In mystical terminology, there are two concepts of the Almighty that we can talk about: the imminent and the transcendent. The imminent is the life force that we all have inside of us, that the earth has, that gives us life. The feminine. Mother Earth. We call it Shekhina, the divine presence. The transcendent aspect of godliness is the masculine, and it surrounds us in all aspects of the physical universe. The messianic age is the marriage between the transcendent and the immanent aspects of godliness. But the forces, whatever they may be, are preventing it. Everything that happens in the physical is reflected in the spiritual, and the spiritual is reflected in the physical. So male and female can’t get together here on Earth either.
Yitz, how much of what you are telling me has to do with your being from the hippie era?
Everything! Everything. I’m a mystical hippie.
How does the way you see the world relate to the fact of mortality?
I’ll explain to you how I understand it from the Torah. There’s no such thing as death. The person’s soul is forever, with different aspects of awareness. There’s an expression in Hebrew that’s used in Midrashic literature: histalkut, which means removal. The soul removes itself from the physical body. It doesn’t mean it’s a good or bad thing. It’s just a different place. While we’re in a physical realm—according to our tradition—one can accomplish more than the spiritual realm.
It’s all here, heaven is on earth, but we just can’t experience it.
Does knowing this make you less afraid of dying?
Nope.

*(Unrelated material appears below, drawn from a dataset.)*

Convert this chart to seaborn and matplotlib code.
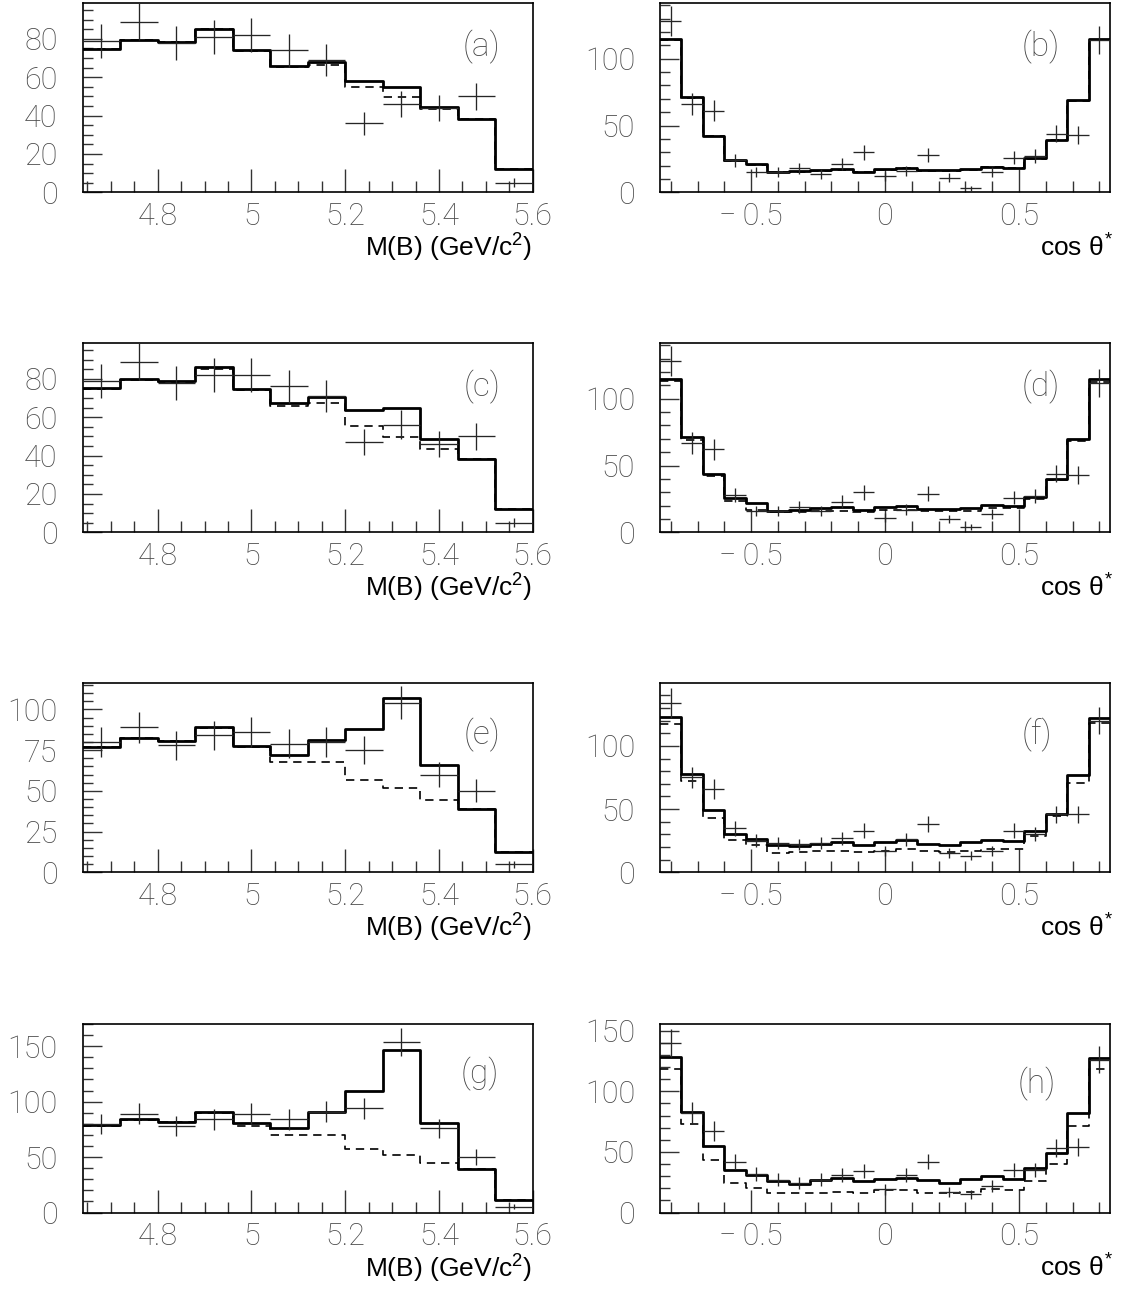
import numpy as np
import pandas as pd
import matplotlib
matplotlib.use("Agg")
import matplotlib.pyplot as plt
from matplotlib.ticker import FixedLocator
import seaborn as sns

# ---------------- data ----------------
mb_edges = np.round(np.arange(4.64, 5.6001, 0.08), 2)      # 12 bins, M(B)
cos_edges = np.round(np.arange(-0.84, 0.8401, 0.08), 2)    # 21 bins, cos theta*

# panel (a)
a_fit = [74.8, 79.5, 78.1, 85.2, 74.3, 65.9, 67.8, 58.1, 55.1, 44.7, 38.1, 12.0]
a_bkg = [74.8, 79.5, 78.1, 85.2, 73.9, 65.5, 66.4, 55.1, 49.6, 43.3, 38.1, 12.0]
a_data = [79, 89, 78, 81, 82, 74, 69, 36, 46, 44, 50, 5]
# panel (b)
b_fit = [114.8, 71.0, 42.5, 24.3, 21.0, 15.5, 16.0, 16.8, 17.3, 15.5, 17.5, 18.5,
         16.8, 16.8, 17.3, 19.3, 18.5, 25.5, 39.3, 69.3, 114.8]
b_bkg = [114.0, 70.3, 41.8, 23.8, 20.3, 15.0, 15.5, 16.3, 16.8, 15.0, 17.0, 18.0,
         16.3, 16.3, 16.8, 18.8, 18.0, 25.0, 38.8, 68.5, 114.0]
b_data = [128, 66, 61, 24, 15, 15, 18, 14, 21, 30, 12, 16, 28, 11, 3, 15, 26, 27, 44, 43, 114]
# panel (c)
c_fit = [75.1, 80.0, 78.6, 86.4, 74.8, 67.6, 70.4, 63.5, 65.0, 48.7, 38.3, 12.0]
c_bkg = [74.8, 79.5, 78.1, 85.2, 74.3, 65.9, 67.6, 55.5, 49.9, 43.5, 38.3, 12.0]
c_data = [79, 89, 78, 82, 82, 76, 71, 47, 56, 46, 50, 5]
# panel (d)
d_fit = [115.0, 71.3, 43.5, 25.5, 21.8, 16.3, 16.8, 18.0, 18.8, 16.8, 19.3, 19.8,
         17.5, 17.5, 18.5, 20.3, 19.8, 26.3, 39.8, 69.8, 114.8]
d_bkg = [113.0, 69.3, 41.8, 23.8, 16.8, 15.0, 15.5, 16.3, 16.3, 15.5, 16.8, 16.8,
         16.0, 16.0, 16.3, 18.0, 18.0, 24.8, 38.8, 68.0, 112.3]
d_data = [128, 67, 62, 28, 16, 16, 19, 16, 23, 30, 11, 17, 29, 10, 4, 14, 26, 27, 44, 43, 112]
# panel (e)
e_fit = [77.1, 82.2, 80.8, 89.0, 77.8, 72.0, 81.2, 88.0, 107.1, 65.9, 38.8, 12.2]
e_bkg = [77.1, 82.2, 80.8, 88.4, 76.7, 68.0, 68.0, 56.7, 51.6, 44.5, 38.8, 12.2]
e_data = [80, 89, 78, 84, 86, 79, 80, 75, 104, 60, 50, 5]
# panel (f)
f_fit = [123.2, 77.9, 49.5, 30.5, 26.3, 21.8, 21.1, 22.6, 23.9, 21.8, 23.7, 25.3,
         22.6, 21.8, 23.7, 25.3, 24.5, 32.4, 46.1, 77.1, 122.4]
f_bkg = [117.4, 72.4, 42.9, 25.3, 21.3, 15.3, 15.8, 16.6, 17.1, 16.1, 17.1, 18.7,
         17.1, 15.8, 16.6, 18.7, 18.7, 28.4, 44.2, 70.5, 118.4]
f_data = [134, 75, 66, 35, 25, 23, 22, 23, 27, 33, 17, 26, 38, 15, 13, 17, 33, 30, 46, 46, 120]
# panel (g)
g_fit = [78.8, 83.9, 81.8, 90.9, 80.3, 75.8, 90.9, 110.0, 146.4, 80.9, 38.8, 11.5]
g_bkg = [78.0, 83.3, 81.2, 89.4, 77.9, 69.8, 69.8, 57.6, 52.1, 44.5, 38.8, 11.5]
g_data = [80, 89, 78, 84, 89, 84, 91, 94, 154, 76, 50, 5]
# panel (h)
h_fit = [128.3, 83.0, 54.7, 34.9, 30.8, 25.8, 23.9, 27.2, 28.8, 25.8, 27.5, 28.6,
         26.6, 24.7, 27.5, 30.2, 28.0, 36.8, 49.2, 82.1, 127.5]
h_bkg = [118.7, 72.8, 43.1, 24.7, 20.6, 15.7, 16.2, 16.5, 17.0, 15.7, 18.4, 18.4,
         16.2, 15.7, 17.0, 19.2, 18.4, 25.8, 40.4, 71.4, 118.7]
h_data = [140, 82, 67, 42, 32, 27, 24, 27, 31, 34, 19, 31, 42, 17, 15, 22, 35, 35, 53, 54, 126]

mb_ticks = [4.8, 5.0, 5.2, 5.4, 5.6]
mb_ticklabels = ["4.8", "5", "5.2", "5.4", "5.6"]
cos_ticks = [-0.5, 0.0, 0.5]
cos_ticklabels = ["\u2212\u20090.5", "0", "0.5"]
mb_title = r"M(B) (GeV/c$^{2}$)"
cos_title = r"cos $\theta^{*}$"

# ---------------- style ----------------
sns.set_theme(style="white")
plt.rcParams["font.family"] = ["Roboto", "DejaVu Sans"]
plt.rcParams["font.weight"] = "light"
plt.rcParams["axes.unicode_minus"] = True
plt.rcParams["mathtext.fontset"] = "custom"
plt.rcParams["mathtext.rm"] = "Liberation Sans"
plt.rcParams["mathtext.it"] = "Liberation Sans"
plt.rcParams["mathtext.bf"] = "Liberation Sans:bold"

W, H = 1122, 1307
fig = plt.figure(figsize=(W / 100, H / 100), dpi=100)
fig.patch.set_facecolor("white")

PW, PH = 450, 189
col_left = [82.7, 660]
row_top = [3.3, 343.3, 683.3, 1023.5]

panels = [
    # col,row, kind, fit, bkg, data, ymax, ymaj, ymin, letter, (lx, ly)
    (0, 0, "mb", a_fit, a_bkg, a_data, 98.5, 20, 5, "(a)", (0.887, 0.767)),
    (1, 0, "cos", b_fit, b_bkg, b_data, 141.5, 50, 10, "(b)", (0.845, 0.767)),
    (0, 1, "mb", c_fit, c_bkg, c_data, 98.5, 20, 5, "(c)", (0.887, 0.767)),
    (1, 1, "cos", d_fit, d_bkg, d_data, 141.5, 50, 10, "(d)", (0.845, 0.767)),
    (0, 2, "mb", e_fit, e_bkg, e_data, 116.0, 25, 5, "(e)", (0.887, 0.725)),
    (1, 2, "cos", f_fit, f_bkg, f_data, 149.5, 50, 10, "(f)", (0.838, 0.725)),
    (0, 3, "mb", g_fit, g_bkg, g_data, 170.5, 50, 10, "(g)", (0.883, 0.735)),
    (1, 3, "cos", h_fit, h_bkg, h_data, 156.0, 50, 10, "(h)", (0.838, 0.683)),
]

tick_color = "#333333"
label_color = "#4a4a4a"

for col, row, kind, fit, bkg, data, ymax, ymaj, ymin, letter, lpos in panels:
    left = col_left[col]
    top = row_top[row]
    ax = fig.add_axes([left / W, 1 - (top + PH) / H, PW / W, PH / H])
    edges = mb_edges if kind == "mb" else cos_edges
    centers = (edges[:-1] + edges[1:]) / 2
    width = edges[1] - edges[0]

    df = pd.DataFrame({"x": centers, "fit": fit, "bkg": bkg,
                       "data": np.asarray(data, dtype=float)})

    sns.histplot(data=df, x="x", weights="bkg", bins=list(edges), element="step",
                 fill=False, color="black", linewidth=1.2, linestyle=(0, (5, 3.5)), ax=ax)
    sns.histplot(data=df, x="x", weights="fit", bins=list(edges), element="step",
                 fill=False, color="black", linewidth=2.0, ax=ax)
    ax.errorbar(df["x"], df["data"], xerr=width / 2, yerr=np.sqrt(df["data"]), fmt="none",
                ecolor="#262626", elinewidth=0.95, capsize=0, zorder=5)

    ax.set_xlim(edges[0], edges[-1])
    ax.set_ylim(0, ymax)
    ax.set_xlabel("")
    ax.set_ylabel("")

    if kind == "mb":
        ax.set_xticks(mb_ticks)
        ax.set_xticklabels(mb_ticklabels)
        minor_x = [v for v in np.round(np.arange(4.65, 5.6, 0.05), 2) if v not in mb_ticks]
        title = mb_title
        tx = 0.998
    else:
        ax.set_xticks(cos_ticks)
        ax.set_xticklabels(cos_ticklabels)
        minor_x = [v for v in np.round(np.arange(-0.8, 0.81, 0.1), 2) if v not in cos_ticks]
        title = cos_title
        tx = 1.008
    ax.xaxis.set_minor_locator(FixedLocator(minor_x))

    yt = np.arange(0, ymax + 0.01, ymaj)
    ax.set_yticks(yt)
    ax.set_yticklabels([str(int(v)) for v in yt])
    ymn = [v for v in np.arange(0, ymax, ymin) if v % ymaj != 0]
    ax.yaxis.set_minor_locator(FixedLocator(ymn))

    ax.tick_params(axis="x", which="major", direction="in", length=16.5, width=1.0,
                   color=tick_color, pad=7, labelsize=22, labelcolor=label_color)
    ax.tick_params(axis="x", which="minor", direction="in", length=8, width=1.0,
                   color=tick_color)
    ax.tick_params(axis="y", which="major", direction="in", length=14, width=1.0,
                   color=tick_color, pad=18, labelsize=22, labelcolor=label_color)
    ax.tick_params(axis="y", which="minor", direction="in", length=7, width=1.0,
                   color=tick_color)
    ax.tick_params(bottom=True, left=True, top=False, right=False, which="both")

    for sp in ax.spines.values():
        sp.set_visible(True)
        sp.set_color("black")
        sp.set_linewidth(1.2)

    ax.text(lpos[0], lpos[1], letter, transform=ax.transAxes, ha="center", va="center",
            fontsize=24, color=label_color, fontweight="light")
    ax.text(tx, -0.296, title, transform=ax.transAxes, ha="right", va="center",
            fontsize=19, color="black", fontweight="normal",
            family=["Liberation Sans Narrow", "Liberation Sans", "DejaVu Sans"])

fig.savefig("out.png", dpi=100, facecolor="white")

I’m chicken. I understand it, but I’m not interested in experiencing death. Of course, no one should experience it. It only occurred because of the tree of knowledge. You girls gave us the apple. Adam and Eve tried to elevate evil to holiness by eating from the tree—but they weren’t successful, and the entire universe became intermingled with Good and Evil. Prior to that act, Good and Evil were separate. Mortality is a product of man’s exit from Eden. Knowledge is difficult because if you are aware that God’s all over then how do you even go to the bathroom? I know—not polite.

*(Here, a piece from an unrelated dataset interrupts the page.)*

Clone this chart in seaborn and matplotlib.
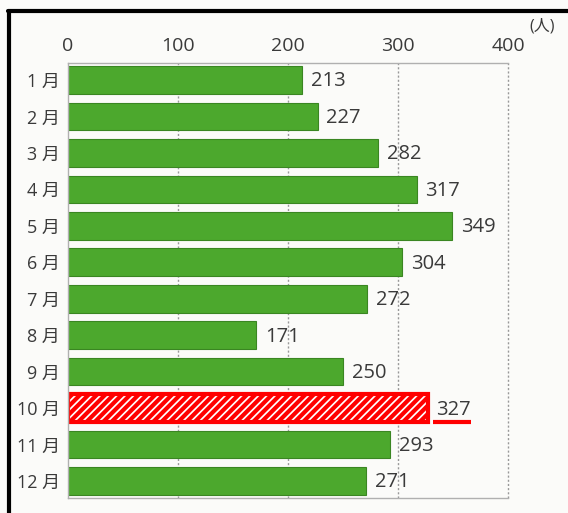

You feel that God is all over the place?
Oh, sure. The thing is, you need a sense of self. If you think about God being everywhere, it can feel like having your parents sitting in the backseat whenever you’re on a date. But you can’t be robots. And worse—you know what we can turn into worse than a robot? An angel. An angel’s a perfect creature. Total perfection. And that’s not a good place to be. (Don’t tell an angel that; they’re very powerful creatures.)
One time there was an analogy given as to why we are the way we are. Rebbe Schneerson wrote a letter to someone who asked a question about why life is so hard, and why doesn’t God make us perfect. So he says: This is the difference between a photograph and a painting. You take a picture of Niagara Falls and you can sell it for a dollar. But if you make a painting and it’s beautiful you can sell it for $20,000, $100,000, there’s almost no price for a painting. Why? A photograph is a perfect reflection of reality. But a painting is in the image of its creator. It’s not perfect at all, it’s how the person envisions something. Somehow, with all of our foibles and darknesses, we do what we do, and we create a painting.